In MBEToolbox, to calculate the likelihood, L, at a given time interval (or distance) t, we have to specify a substitution model by using an appropriate model defining function, such as modeljc, modelk2p or modelgtr for non-coding nucleotides, modeljtt or modeldayhoff for amino acids, or modelgy94 for codons. These functions return a model structure composed of an instantaneous rate matrix, R, and an equilibrium frequency vector, pi which give Q, (Q = R*diag(pi)). Once the model is specified, the function likelidist(t, model, s1, s2) can calculate the log likelihood of the alignment of the two sequences, s 1 and s2, with respect to the time or distance, t, under the substitution model, model.
In most cases we wish to estimate t instead of calculating L as a function of t, so the function optimlikelidist (model, s1, s2) will search for the t that maximises the likelihood by using the Nelder-Mead simplex (direct search) method, while holding the other parameters in the model at fixed values. This constraint can be relaxed by allowing every parameter in the model to be estimated by functions, such as optimlikelidistk2p, that can estimate both t and the model's parameters. Figure (1a and 1b) illustrates the estimation of the evolutionary distance between two ribonuclease genes through the fixed- and free-parameter K2P models, respectively. When the K2P model's parameter, kappa, is fixed, the result and trace of the optimisation process is illustrated by the graph of L and t (Fig. 1a). When kappa is a free parameter, a surface shows the result and trace of the optimisation process (Fig. 1b).

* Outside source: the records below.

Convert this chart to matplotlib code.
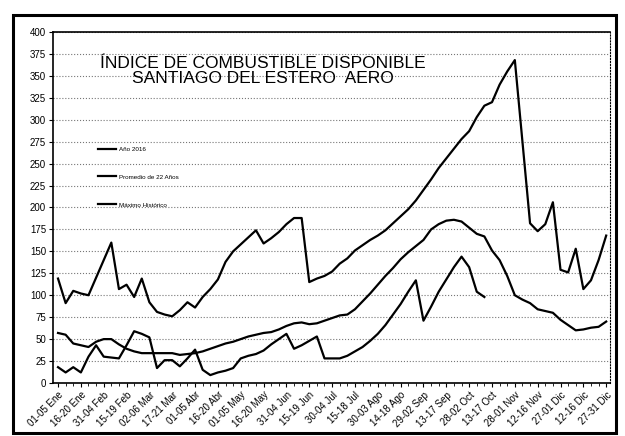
import matplotlib
matplotlib.use("Agg")
import matplotlib.pyplot as plt
from matplotlib.patches import Rectangle
import numpy as np

plt.rcParams['font.family'] = ['Liberation Sans', 'DejaVu Sans']

tick_labels = ["01-05 Ene", "16-20 Ene", "31-04 Feb", "15-19 Feb", "02-06 Mar", "17-21 Mar",
               "01-05 Abr", "16-20 Abr", "01-05 May", "16-20 May", "31-04 Jun", "15-19 Jun",
               "30-04 Jul", "15-18 Jul", "30-03 Ago", "14-18 Ago", "29-02 Sep", "13-17 Sep",
               "28-02 Oct", "13-17 Oct", "28-01 Nov", "12-16 Nov", "27-01 Dic", "12-16 Dic",
               "27-31 Dic"]

anio_2016 = [18, 12, 18, 12, 30, 43, 30, 29, 28, 43, 59, 56, 52, 17, 26, 26, 19, 28, 38, 15,
             9, 12, 14, 17, 28, 31, 33, 37, 44, 50, 56, 39, 43, 48, 53, 28, 28, 28, 31, 36,
             41, 48, 56, 66, 78, 90, 104, 117, 71, 87, 104, 118, 132, 144, 132, 104, 98]

promedio = [57, 55, 45, 43, 41, 47, 50, 50, 44, 39, 36, 34, 34, 34, 34, 34, 32, 33, 34, 36,
            39, 42, 45, 47, 50, 53, 55, 57, 58, 61, 65, 68, 69, 67, 68, 71, 74, 77, 78, 84,
            93, 102, 112, 122, 131, 141, 149, 156, 163, 175, 181, 185, 186, 184, 177, 170, 167, 151,
            140, 122, 100, 95, 91, 84, 82, 80, 72, 66, 60, 61, 63, 64, 70]

maximo = [119, 91, 105, 102, 100, 120, 140, 160, 107, 112, 98, 119, 92, 81, 78, 76, 83, 92, 86, 98,
          107, 118, 138, 150, 158, 166, 174, 159, 165, 172, 181, 188, 188, 115, 119, 122, 127, 136,
          142, 151, 157, 163, 168, 174, 182, 190, 198, 208, 220, 232, 245, 256, 267, 278, 287, 303,
          316, 320, 340, 355, 368, 275, 182, 173, 181, 206, 129, 126, 153, 107, 117, 140, 168]

fig = plt.figure(figsize=(6.25, 4.36), dpi=100)
ax = fig.add_axes([0.0848, 0.1216, 0.976 - 0.0848, 0.9266 - 0.1216])

ax.plot(range(len(anio_2016)), anio_2016, color='black', lw=1.6, label='Año 2016')
ax.plot(range(len(promedio)), promedio, color='black', lw=1.6, label='Promedio de 22 Años')
ax.plot(range(len(maximo)), maximo, color='black', lw=1.6, label='Máximo Histórico')

ax.set_xlim(-0.66, 72.5)
ax.set_ylim(0, 400)
ax.set_yticks(np.arange(0, 401, 25))
ax.tick_params(axis='y', labelsize=7, length=3, pad=2)
ax.set_xticks(np.arange(0, 73, 3))
ax.set_xticks(np.arange(0, 73, 1), minor=True)
ax.set_xticklabels(tick_labels, rotation=45, ha='right', rotation_mode='anchor', fontsize=7)
ax.tick_params(axis='x', length=3, pad=2)
ax.tick_params(axis='x', which='minor', length=2)
ax.yaxis.grid(True, linestyle=':', color='#777777', linewidth=0.8)
ax.set_axisbelow(True)
for s in ['left', 'bottom', 'top']:
    ax.spines[s].set_linewidth(1.2)
ax.spines['right'].set_linestyle(':')
ax.spines['right'].set_linewidth(0.8)

ax.text(26.9, 356, "ÍNDICE DE COMBUSTIBLE DISPONIBLE\nSANTIAGO DEL ESTERO  AERO",
        ha='center', va='center', fontsize=12.5, linespacing=1.0)

ax.legend(loc='upper left', bbox_to_anchor=(0.07, 0.69), frameon=False, fontsize=4.5,
          handlelength=3, handletextpad=0.4, labelspacing=3.6)

fig.patches.append(Rectangle((13/625, 1 - 433/436), (616 - 13)/625, (433 - 15)/436,
                             transform=fig.transFigure, fill=False, edgecolor='black',
                             linewidth=2.2, zorder=0))

fig.savefig("out.png", dpi=100)
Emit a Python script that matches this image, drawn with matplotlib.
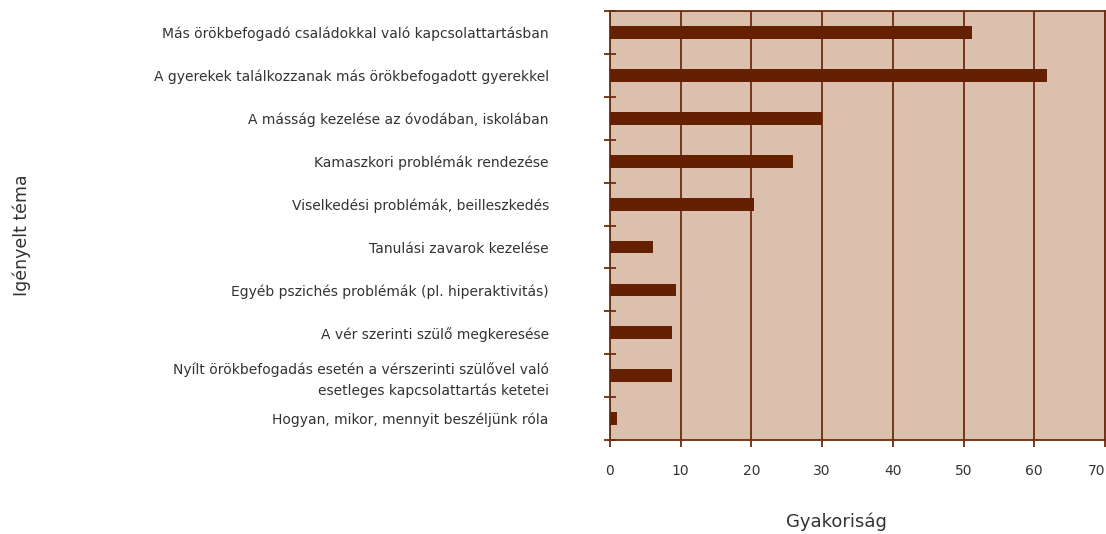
import matplotlib.pyplot as plt
import numpy as np

# topics, top to bottom as in the picture
topics = [
    "Más örökbefogadó családokkal való kapcsolattartásban",
    "A gyerekek találkozzanak más örökbefogadott gyerekkel",
    "A másság kezelése az óvodában, iskolában",
    "Kamaszkori problémák rendezése",
    "Viselkedési problémák, beilleszkedés",
    "Tanulási zavarok kezelése",
    "Egyéb pszichés problémák (pl. hiperaktivitás)",
    "A vér szerinti szülő megkeresése",
    "Nyílt örökbefogadás esetén a vérszerinti szülővel való\nesetleges kapcsolattartás ketetei",
    "Hogyan, mikor, mennyit beszéljünk róla",
]
frequency = [51.2, 61.8, 30.0, 25.9, 20.4, 6.1, 9.3, 8.8, 8.8, 1.0]
x_ticks = [0, 10, 20, 30, 40, 50, 60, 70]

bg_color = "#DBC0AE"
bar_color = "#642000"
line_color = "#6E2B0E"
text_color = "#333333"

fig = plt.figure(figsize=(11.06, 5.34), dpi=100)
ax = fig.add_axes([0.5515, 0.176, 0.4476, 0.803])
ax.set_facecolor(bg_color)

n = len(topics)
ypos = np.arange(n)
ax.barh(ypos, frequency, height=0.3, color=bar_color, zorder=3)

ax.set_xlim(0, 70)
ax.set_ylim(n - 0.5, -0.5)

ax.set_xticks(x_ticks)
ax.set_xticklabels([str(t) for t in x_ticks])
ax.get_xticklabels()[-1].set_ha("right")
ax.grid(axis="x", color=line_color, linewidth=1.3, zorder=1)

ax.set_yticks(ypos)
ax.set_yticklabels(topics, ha="right", linespacing=1.5)
ax.set_yticks(np.arange(n + 1) - 0.5, minor=True)

ax.tick_params(axis="y", which="major", length=0, pad=44, labelsize=10, labelcolor=text_color)
ax.tick_params(axis="y", which="minor", direction="inout", length=8, width=1.3, color=line_color)
ax.tick_params(axis="x", which="major", direction="out", length=5, width=1.3, color=line_color,
               pad=12, labelsize=10, labelcolor=text_color)

for side in ["left", "right", "top", "bottom"]:
    ax.spines[side].set_color(line_color)
    ax.spines[side].set_linewidth(1.3)

ax.set_xlabel("Gyakoriság", fontsize=13, color=text_color)
ax.xaxis.set_label_coords(0.457, -0.17)
ax.set_ylabel("Igényelt téma", fontsize=12.5, color=text_color)
ax.yaxis.set_label_coords(-1.17, 0.478)

fig.savefig("out.png", dpi=100, facecolor="white")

When calculating the likelihood of a phylogenetic tree, where s 1 and s 2 are two (descendant) nodes in a tree joined to an internal (ancestor) node, s
a
, we must sum over all possible assignments of nucleotides to s
a
to get the likelihood of the distance between s 1 and s 2. Consequently, the number of possible combinations of nucleotides becomes too large to be enumerated for even moderately sized trees. The pruning algorithm introduced by Felsenstein [19] takes advantage of the tree topology to evaluate the summation in a computationally efficient (but mathematically equivalent) manner. This and a simple and elegant mapping from a 'parentheses' encoding of a tree to the matrix equation for calculating the likelihood of a tree, developed in the MATLAB software, PHYLLAB [20], have been adopted in likelitree.
Combination of functions
Basic operations can be combined to give more complicated functions. A simple combination of the function to extract the fourfold degenerate sites with the function to calculate GC content produces a new function (countgc4) that determines the GC content at 4-fold degenerate sites (GC4). A subfunction for calculating synonymous and nonsynonymous differences between two codons, getsynnonsyndiff, can be converted into a program for calculating codon volatility [21] with trivial effort. Similarly, karlinsig which returns Karlin's genomic signature (the dinucleotide relative abundance or bias) for a given sequence can be easily re-formulated to estimate relative di-codon frequencies, which may be a new index of biological signals in a coding sequence. In addition, the menu-driven user interface, MBEGUI, is also a good example illustrating the power of combination of basic MBEToolbox functions.
Graphics and GUI
Good visualisation is essential for successful numerical model building. Leveraging the rich graphics functionality of MATLAB, MBEToolbox provides a number of functions that can be used to create graphic output, such as scatterplots of K
s
vs K
a
, plots of the number of transitions and transversions against genetic distance, sliding window analyses on a nucleotide sequence and the Z-curve (a 3-dimensional curve representation of a DNA sequence [22]). A simple menu-driven graphical user interface (GUI) has been developed by using GUIDE in MATLAB. The top menu includes File, Sequences, Distances, Phylogeny, Graph, Polymorphism and Help submenus (Fig. 2). It aids the usage of the most frequently required functions so that users do not have to run any scripts or functions from the MATLAB command line in most cases.